• Given exercise: Print the lines starting at the line containing "Emit a web page that matches this image, drawn with Apache" and ending at the line containing "var dash = [12,7];", exactly and in full, without the pictures.

--- BEGIN ---

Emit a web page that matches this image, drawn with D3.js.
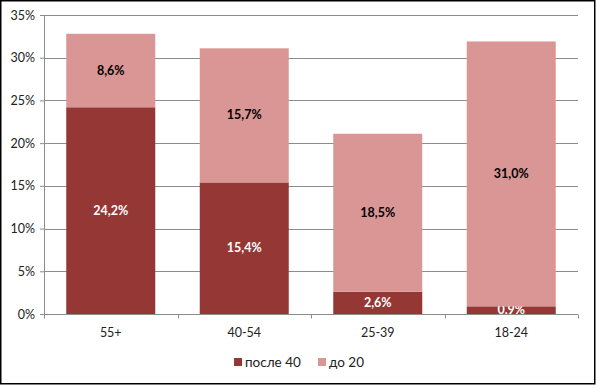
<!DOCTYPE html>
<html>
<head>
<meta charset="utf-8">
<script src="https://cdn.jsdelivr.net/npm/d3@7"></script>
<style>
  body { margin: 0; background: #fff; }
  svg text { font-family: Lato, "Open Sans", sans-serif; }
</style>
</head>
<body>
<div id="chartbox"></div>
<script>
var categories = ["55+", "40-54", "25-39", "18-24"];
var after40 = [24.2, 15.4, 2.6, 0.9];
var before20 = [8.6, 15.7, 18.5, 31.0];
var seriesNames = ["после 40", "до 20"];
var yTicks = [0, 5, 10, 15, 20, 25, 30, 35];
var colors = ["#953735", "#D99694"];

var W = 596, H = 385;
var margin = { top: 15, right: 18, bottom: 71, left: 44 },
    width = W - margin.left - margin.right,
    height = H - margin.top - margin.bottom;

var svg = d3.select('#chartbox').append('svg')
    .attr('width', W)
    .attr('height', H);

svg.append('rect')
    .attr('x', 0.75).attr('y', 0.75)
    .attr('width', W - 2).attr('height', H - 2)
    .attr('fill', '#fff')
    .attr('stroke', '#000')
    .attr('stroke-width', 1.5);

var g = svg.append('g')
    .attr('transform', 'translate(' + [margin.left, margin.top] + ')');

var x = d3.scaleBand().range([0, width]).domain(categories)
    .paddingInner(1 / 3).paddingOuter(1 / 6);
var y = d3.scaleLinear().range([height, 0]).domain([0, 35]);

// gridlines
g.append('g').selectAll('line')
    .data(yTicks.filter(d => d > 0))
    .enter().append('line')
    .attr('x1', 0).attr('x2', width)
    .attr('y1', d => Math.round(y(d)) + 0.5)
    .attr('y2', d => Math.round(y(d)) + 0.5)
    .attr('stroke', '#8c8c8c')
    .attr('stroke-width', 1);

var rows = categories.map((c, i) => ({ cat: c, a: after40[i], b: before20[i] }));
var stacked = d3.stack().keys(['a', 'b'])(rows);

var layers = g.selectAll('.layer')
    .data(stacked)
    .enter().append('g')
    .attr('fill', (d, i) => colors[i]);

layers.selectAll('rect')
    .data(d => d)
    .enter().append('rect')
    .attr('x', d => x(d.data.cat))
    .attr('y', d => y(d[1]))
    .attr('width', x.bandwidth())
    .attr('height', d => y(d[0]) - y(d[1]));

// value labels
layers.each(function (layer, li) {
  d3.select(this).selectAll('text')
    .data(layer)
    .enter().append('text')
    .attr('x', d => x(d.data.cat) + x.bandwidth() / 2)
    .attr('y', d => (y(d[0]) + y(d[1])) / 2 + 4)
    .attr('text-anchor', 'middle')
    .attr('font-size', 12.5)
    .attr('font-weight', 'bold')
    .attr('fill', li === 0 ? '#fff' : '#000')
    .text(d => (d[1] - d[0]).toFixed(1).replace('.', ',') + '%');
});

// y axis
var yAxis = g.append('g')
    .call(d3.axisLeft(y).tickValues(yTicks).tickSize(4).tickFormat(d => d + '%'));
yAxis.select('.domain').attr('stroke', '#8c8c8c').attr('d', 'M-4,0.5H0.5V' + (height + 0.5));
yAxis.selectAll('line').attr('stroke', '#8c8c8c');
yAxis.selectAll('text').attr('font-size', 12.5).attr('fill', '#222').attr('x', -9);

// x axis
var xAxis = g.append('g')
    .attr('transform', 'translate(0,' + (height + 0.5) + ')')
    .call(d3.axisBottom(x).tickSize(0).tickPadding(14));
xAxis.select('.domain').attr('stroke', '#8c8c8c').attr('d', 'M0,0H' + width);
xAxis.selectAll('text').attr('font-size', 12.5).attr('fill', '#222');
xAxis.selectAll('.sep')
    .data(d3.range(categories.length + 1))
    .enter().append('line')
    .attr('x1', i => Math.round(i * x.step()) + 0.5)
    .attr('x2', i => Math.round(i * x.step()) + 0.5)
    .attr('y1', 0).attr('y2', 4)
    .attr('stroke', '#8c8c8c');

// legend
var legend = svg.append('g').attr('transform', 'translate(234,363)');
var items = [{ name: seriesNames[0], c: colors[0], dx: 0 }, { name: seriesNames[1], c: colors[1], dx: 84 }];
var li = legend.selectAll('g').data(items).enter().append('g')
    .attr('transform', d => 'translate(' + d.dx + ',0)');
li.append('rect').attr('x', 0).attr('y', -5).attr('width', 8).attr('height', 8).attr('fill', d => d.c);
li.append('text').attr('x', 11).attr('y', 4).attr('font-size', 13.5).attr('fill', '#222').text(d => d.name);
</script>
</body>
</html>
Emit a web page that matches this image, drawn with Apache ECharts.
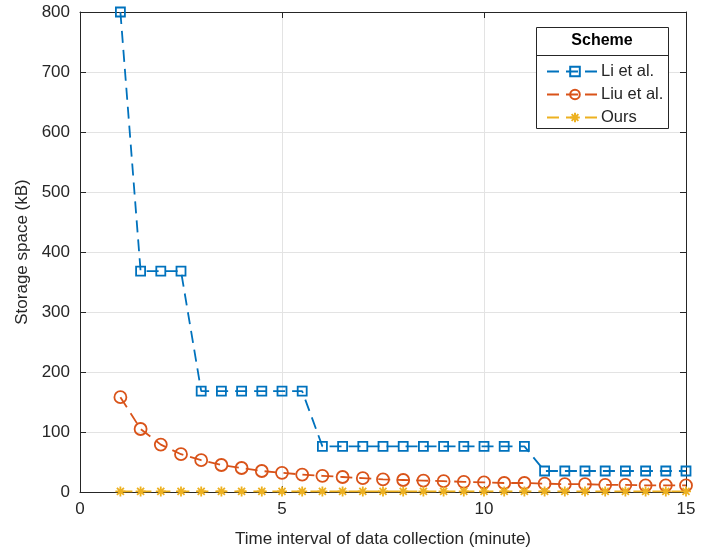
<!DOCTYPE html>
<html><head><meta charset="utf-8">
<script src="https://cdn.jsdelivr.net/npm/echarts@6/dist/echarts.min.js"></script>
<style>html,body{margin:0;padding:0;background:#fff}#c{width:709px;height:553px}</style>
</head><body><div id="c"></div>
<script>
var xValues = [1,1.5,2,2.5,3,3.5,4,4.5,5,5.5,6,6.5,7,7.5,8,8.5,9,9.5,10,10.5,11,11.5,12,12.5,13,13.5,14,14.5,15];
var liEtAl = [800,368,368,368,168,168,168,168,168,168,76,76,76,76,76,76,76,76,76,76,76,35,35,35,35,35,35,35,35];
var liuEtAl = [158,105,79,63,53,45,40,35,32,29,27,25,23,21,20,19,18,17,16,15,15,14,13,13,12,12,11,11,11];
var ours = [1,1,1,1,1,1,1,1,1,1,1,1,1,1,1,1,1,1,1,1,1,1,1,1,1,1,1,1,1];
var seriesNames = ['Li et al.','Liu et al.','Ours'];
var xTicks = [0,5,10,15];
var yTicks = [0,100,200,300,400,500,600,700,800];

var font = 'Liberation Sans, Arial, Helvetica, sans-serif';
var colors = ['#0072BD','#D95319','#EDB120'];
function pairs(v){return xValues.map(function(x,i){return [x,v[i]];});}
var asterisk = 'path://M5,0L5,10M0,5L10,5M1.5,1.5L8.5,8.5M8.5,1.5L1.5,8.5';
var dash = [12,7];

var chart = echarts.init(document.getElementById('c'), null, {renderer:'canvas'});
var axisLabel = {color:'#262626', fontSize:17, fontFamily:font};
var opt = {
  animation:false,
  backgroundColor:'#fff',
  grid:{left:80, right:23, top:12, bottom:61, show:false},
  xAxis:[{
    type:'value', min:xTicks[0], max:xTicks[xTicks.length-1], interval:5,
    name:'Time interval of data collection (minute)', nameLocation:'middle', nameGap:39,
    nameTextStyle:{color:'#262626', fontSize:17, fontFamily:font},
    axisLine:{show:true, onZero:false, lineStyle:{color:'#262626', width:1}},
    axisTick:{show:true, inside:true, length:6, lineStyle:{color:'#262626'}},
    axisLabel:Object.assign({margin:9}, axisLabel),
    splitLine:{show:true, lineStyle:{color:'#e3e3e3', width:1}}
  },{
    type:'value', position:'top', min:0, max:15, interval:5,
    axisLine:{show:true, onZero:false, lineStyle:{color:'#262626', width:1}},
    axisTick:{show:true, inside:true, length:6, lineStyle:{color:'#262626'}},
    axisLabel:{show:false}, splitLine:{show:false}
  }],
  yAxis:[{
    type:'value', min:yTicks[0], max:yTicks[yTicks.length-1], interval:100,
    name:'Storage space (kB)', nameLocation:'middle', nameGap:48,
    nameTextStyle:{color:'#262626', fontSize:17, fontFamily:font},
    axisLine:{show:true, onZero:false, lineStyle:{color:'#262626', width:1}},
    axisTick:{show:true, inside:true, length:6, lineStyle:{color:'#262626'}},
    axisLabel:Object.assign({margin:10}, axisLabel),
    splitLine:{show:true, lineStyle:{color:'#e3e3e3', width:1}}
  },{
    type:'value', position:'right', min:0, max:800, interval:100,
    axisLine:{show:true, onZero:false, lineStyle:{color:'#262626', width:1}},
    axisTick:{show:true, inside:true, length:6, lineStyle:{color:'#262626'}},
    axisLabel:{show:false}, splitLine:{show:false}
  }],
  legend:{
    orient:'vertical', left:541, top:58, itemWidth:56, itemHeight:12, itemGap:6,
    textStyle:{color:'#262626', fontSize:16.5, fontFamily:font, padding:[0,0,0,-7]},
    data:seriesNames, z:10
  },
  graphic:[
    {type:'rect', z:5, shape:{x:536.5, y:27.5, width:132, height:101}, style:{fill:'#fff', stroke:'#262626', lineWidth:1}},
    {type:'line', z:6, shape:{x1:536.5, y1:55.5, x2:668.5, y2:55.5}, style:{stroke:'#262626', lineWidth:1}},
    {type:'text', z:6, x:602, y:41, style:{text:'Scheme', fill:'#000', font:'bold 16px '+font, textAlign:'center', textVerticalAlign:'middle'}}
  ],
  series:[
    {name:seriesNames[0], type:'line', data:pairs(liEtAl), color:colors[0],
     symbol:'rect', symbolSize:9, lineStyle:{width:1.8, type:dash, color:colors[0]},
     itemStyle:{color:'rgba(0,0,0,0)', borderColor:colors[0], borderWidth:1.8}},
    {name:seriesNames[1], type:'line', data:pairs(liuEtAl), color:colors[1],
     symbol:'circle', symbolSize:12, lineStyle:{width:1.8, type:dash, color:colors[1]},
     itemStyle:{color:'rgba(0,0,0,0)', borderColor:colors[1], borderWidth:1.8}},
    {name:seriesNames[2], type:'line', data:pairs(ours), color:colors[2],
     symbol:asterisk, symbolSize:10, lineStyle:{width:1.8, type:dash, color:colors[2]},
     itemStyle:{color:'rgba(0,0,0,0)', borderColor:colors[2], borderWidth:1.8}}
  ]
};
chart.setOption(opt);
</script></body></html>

--- END ---
--- BEGIN ---

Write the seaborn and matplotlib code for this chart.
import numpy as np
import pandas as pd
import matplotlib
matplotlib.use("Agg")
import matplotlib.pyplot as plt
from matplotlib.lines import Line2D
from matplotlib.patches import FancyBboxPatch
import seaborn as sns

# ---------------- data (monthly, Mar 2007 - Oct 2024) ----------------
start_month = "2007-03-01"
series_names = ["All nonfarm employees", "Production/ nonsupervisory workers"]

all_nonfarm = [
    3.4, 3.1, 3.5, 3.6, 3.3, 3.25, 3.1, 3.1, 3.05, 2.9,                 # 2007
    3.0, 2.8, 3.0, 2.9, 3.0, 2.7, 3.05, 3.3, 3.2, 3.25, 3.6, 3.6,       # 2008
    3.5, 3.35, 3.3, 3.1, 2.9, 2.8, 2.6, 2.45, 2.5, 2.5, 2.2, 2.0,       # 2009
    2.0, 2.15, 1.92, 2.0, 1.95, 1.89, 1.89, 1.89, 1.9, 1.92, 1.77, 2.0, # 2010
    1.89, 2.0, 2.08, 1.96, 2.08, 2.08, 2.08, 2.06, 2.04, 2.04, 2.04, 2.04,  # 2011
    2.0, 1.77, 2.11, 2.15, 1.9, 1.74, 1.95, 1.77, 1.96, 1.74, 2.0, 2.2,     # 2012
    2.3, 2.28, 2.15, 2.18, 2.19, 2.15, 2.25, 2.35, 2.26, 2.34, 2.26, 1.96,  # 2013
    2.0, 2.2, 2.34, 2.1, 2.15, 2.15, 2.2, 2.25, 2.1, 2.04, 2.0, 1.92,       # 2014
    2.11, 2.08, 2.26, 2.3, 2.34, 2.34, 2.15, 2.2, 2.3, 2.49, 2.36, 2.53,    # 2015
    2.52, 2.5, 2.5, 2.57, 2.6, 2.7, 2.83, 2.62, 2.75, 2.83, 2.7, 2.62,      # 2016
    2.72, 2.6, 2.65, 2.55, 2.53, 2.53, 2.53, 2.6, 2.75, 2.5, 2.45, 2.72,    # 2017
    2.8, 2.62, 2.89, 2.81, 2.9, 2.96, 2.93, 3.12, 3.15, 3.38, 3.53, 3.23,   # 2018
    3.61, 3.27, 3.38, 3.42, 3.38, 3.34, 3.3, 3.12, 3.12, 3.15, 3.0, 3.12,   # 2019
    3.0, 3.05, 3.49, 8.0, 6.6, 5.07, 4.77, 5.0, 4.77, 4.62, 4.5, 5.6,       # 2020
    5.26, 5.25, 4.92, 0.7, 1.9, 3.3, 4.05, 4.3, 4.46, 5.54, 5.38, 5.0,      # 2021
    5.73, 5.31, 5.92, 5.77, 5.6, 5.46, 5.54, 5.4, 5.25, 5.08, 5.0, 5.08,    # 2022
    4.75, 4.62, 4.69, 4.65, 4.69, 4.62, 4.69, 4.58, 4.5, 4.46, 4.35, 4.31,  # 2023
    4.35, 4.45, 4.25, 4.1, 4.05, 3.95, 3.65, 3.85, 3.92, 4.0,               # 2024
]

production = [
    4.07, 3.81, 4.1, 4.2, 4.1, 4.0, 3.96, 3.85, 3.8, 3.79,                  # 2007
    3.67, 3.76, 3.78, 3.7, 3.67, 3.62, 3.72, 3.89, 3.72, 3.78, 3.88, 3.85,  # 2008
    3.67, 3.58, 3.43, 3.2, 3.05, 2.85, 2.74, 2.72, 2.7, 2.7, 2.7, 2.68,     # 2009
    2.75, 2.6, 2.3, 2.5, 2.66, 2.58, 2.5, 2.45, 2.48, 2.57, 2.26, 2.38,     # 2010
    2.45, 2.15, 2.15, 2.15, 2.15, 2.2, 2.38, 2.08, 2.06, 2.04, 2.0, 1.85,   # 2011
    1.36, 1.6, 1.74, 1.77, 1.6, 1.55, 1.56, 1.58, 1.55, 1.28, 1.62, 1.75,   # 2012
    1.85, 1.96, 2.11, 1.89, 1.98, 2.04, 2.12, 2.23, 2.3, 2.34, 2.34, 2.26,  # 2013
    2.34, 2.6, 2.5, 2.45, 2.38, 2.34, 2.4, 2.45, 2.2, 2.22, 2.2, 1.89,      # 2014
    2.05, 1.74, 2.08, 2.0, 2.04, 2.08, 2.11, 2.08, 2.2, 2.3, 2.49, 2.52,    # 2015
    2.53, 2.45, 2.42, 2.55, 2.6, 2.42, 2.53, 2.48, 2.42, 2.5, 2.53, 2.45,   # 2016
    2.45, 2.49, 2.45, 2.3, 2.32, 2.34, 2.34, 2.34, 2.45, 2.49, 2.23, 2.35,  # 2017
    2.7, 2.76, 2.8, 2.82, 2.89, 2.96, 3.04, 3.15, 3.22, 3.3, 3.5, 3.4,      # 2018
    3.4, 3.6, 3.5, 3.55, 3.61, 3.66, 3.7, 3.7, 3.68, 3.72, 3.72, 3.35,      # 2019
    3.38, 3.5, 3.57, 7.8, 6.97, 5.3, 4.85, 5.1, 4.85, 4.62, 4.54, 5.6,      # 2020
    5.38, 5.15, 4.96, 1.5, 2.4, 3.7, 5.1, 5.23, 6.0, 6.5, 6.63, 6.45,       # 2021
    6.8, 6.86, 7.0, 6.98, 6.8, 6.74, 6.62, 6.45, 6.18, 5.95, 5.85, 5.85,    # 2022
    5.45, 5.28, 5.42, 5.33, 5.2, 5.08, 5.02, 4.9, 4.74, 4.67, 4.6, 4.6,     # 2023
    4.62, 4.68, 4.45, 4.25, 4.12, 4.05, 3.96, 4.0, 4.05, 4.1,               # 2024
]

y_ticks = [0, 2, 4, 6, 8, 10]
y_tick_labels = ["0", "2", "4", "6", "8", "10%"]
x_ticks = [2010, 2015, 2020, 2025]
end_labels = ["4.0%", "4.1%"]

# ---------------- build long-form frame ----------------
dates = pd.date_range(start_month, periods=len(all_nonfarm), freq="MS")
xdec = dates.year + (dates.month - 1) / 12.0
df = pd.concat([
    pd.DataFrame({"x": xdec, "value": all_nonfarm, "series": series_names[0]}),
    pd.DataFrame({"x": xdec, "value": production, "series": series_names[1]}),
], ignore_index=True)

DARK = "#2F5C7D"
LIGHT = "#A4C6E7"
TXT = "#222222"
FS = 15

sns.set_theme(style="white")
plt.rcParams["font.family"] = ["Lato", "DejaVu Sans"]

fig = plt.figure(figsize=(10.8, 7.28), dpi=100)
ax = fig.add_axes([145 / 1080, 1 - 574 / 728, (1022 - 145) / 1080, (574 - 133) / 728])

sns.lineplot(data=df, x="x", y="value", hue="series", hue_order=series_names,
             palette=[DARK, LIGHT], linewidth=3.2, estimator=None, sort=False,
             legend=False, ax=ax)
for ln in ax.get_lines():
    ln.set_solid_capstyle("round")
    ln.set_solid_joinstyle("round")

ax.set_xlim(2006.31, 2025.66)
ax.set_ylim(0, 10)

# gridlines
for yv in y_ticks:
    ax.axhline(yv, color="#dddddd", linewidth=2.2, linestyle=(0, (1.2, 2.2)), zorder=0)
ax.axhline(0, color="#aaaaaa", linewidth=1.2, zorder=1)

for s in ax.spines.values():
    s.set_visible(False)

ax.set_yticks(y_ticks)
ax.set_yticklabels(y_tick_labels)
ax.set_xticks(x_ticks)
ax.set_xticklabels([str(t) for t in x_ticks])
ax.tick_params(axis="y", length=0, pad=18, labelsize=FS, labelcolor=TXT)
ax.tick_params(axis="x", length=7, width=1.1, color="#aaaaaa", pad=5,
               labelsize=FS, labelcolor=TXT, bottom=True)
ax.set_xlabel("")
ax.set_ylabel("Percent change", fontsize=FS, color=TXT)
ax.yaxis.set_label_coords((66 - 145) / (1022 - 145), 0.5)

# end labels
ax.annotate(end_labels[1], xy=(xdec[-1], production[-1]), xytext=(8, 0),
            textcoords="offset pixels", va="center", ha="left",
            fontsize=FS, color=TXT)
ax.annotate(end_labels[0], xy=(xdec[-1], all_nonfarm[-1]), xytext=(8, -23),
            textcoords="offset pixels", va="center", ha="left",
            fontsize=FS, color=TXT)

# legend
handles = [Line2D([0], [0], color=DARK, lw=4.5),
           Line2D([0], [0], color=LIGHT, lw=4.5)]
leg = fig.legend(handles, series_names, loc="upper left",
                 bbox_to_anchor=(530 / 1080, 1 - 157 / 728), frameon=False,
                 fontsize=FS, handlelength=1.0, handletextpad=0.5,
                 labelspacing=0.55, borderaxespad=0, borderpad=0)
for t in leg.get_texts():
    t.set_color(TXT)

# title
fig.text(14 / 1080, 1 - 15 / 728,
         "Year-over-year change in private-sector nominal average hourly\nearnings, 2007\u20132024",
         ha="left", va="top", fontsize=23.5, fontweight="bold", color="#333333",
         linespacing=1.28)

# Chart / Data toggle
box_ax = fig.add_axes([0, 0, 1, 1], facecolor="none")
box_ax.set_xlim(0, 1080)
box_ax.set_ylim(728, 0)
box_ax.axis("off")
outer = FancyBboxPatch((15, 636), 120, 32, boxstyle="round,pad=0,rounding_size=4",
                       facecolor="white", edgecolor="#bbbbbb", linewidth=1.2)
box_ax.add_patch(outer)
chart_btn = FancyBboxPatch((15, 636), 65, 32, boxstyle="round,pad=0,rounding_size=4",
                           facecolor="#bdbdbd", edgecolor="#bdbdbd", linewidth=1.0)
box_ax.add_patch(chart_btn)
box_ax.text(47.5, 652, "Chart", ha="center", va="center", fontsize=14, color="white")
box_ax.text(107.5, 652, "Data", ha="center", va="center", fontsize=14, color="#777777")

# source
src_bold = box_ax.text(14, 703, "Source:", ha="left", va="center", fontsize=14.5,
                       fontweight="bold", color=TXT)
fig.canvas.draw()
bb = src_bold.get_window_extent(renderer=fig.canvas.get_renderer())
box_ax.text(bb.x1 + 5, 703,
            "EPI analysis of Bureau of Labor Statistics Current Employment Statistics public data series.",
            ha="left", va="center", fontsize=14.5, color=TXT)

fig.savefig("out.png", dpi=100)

--- END ---
--- BEGIN ---

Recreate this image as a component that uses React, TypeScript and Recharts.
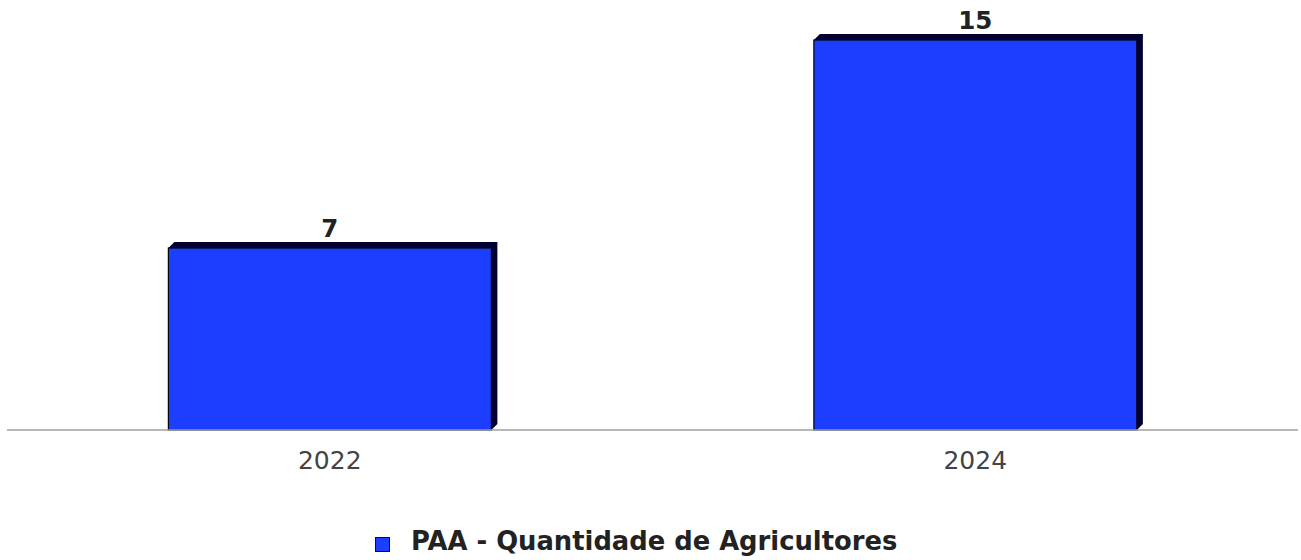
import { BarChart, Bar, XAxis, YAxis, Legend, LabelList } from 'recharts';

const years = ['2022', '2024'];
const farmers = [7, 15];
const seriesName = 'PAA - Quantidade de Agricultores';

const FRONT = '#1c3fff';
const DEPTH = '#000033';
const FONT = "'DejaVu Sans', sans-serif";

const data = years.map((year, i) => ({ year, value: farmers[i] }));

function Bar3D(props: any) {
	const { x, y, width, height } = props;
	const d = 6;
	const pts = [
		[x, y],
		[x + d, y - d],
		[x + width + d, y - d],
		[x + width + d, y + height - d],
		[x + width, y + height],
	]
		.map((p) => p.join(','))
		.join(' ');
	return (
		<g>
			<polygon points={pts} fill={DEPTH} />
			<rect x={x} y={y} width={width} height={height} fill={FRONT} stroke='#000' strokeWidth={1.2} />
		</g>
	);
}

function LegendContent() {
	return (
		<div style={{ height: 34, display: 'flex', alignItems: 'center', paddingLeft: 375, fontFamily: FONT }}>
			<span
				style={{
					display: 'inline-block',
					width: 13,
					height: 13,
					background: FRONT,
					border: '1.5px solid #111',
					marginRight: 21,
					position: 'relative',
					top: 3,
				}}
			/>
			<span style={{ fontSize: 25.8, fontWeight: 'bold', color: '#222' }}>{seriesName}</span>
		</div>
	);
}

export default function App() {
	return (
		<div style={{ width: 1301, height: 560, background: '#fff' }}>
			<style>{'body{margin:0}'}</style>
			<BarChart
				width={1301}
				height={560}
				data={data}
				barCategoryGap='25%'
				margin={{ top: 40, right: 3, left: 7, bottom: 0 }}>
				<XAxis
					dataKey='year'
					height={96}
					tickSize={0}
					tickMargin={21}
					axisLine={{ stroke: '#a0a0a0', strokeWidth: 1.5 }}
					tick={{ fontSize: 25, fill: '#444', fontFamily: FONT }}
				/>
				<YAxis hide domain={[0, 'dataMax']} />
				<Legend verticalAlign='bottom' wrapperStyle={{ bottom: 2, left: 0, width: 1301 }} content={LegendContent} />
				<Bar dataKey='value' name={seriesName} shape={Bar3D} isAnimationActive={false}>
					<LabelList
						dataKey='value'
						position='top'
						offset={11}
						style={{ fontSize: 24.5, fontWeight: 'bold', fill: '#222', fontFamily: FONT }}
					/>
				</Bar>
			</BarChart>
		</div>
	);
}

--- END ---

• Written solution:
Emit a web page that matches this image, drawn with Apache ECharts.
<!DOCTYPE html>
<html><head><meta charset="utf-8">
<script src="https://cdn.jsdelivr.net/npm/echarts@6/dist/echarts.min.js"></script>
<style>html,body{margin:0;padding:0;background:#fff}#c{width:709px;height:553px}</style>
</head><body><div id="c"></div>
<script>
var xValues = [1,1.5,2,2.5,3,3.5,4,4.5,5,5.5,6,6.5,7,7.5,8,8.5,9,9.5,10,10.5,11,11.5,12,12.5,13,13.5,14,14.5,15];
var liEtAl = [800,368,368,368,168,168,168,168,168,168,76,76,76,76,76,76,76,76,76,76,76,35,35,35,35,35,35,35,35];
var liuEtAl = [158,105,79,63,53,45,40,35,32,29,27,25,23,21,20,19,18,17,16,15,15,14,13,13,12,12,11,11,11];
var ours = [1,1,1,1,1,1,1,1,1,1,1,1,1,1,1,1,1,1,1,1,1,1,1,1,1,1,1,1,1];
var seriesNames = ['Li et al.','Liu et al.','Ours'];
var xTicks = [0,5,10,15];
var yTicks = [0,100,200,300,400,500,600,700,800];

var font = 'Liberation Sans, Arial, Helvetica, sans-serif';
var colors = ['#0072BD','#D95319','#EDB120'];
function pairs(v){return xValues.map(function(x,i){return [x,v[i]];});}
var asterisk = 'path://M5,0L5,10M0,5L10,5M1.5,1.5L8.5,8.5M8.5,1.5L1.5,8.5';
var dash = [12,7];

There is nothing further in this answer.